At least 79 killed, 131 injured in Baghdad explosions


(BBC) At least 79 people have been killed and 131 injured in an explosion claimed by the Islamic State group in Baghdad, Iraqi police say.

A car bomb exploded near a restaurant and shopping area in the central district of Karrada late on Saturday.

The street was busy with shoppers after sundown in the holy month of Ramadan, which ends this week.

Iraq’s Prime Minister Haider al-Abadi was met by angry crowds while visiting the scene of the blast on Sunday.

Iraqis, including firefighters, gather at the site of a suicide car bombing claimed by the Islamic State group on July 3, 2016 in Baghdad's central Karrada district

Among the worst-damaged buildings was the popular al-Hadi Centre (AFP/Gety image)

A second bomb also exploded at about midnight in a predominantly Shia area north of the capital, killing another five people.
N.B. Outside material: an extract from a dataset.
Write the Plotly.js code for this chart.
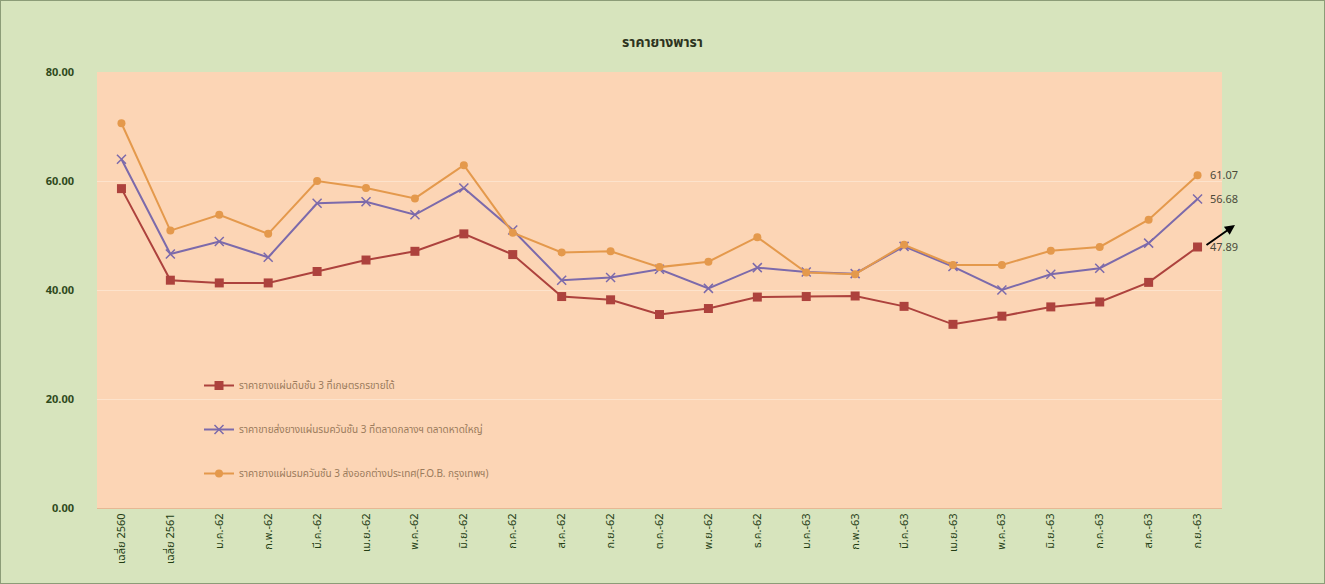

The bombings, among the deadliest in Iraq this year, come a week after Iraqi security forces recaptured the city of Falluja from Islamic State (IS) militants.

Authorities say the city was used as a launching pad for attacks on Baghdad by IS.

The hardline Sunni jihadist group claimed responsibility for the car bomb in Karrada in a online statement distributed by supporters.

There are reports that the source of the blast, which struck close to midnight, was a refrigerator van packed with explosives.

People gather at the site of a suicide car bomb in the Karrada shopping area, in Baghdad, Iraq July 3, 2016.


Many of those killed in the attack were children, Associated Press reported. Families gathered on the street on Sunday morning for news of loved ones who were still missing.

The explosion caused a huge fire on the main street. Several buildings, including the popular al-Hadi Centre, were badly damaged and were still on fire early on Sunday.

Mr Abadi visited the scene in the morning, and was met crowds who shouted “thief” and “dog”. Video posted online appeared to show a convoy, reported to be Mr Abadi’s, being pelted with stones.

IS still controls large swathes of territory in the country’s north and west, including Mosul, Iraq’s second largest city.

But the group has been under pressure in Iraq and in neighbouring Syria, where it has been targeted by government forces and US-backed rebels.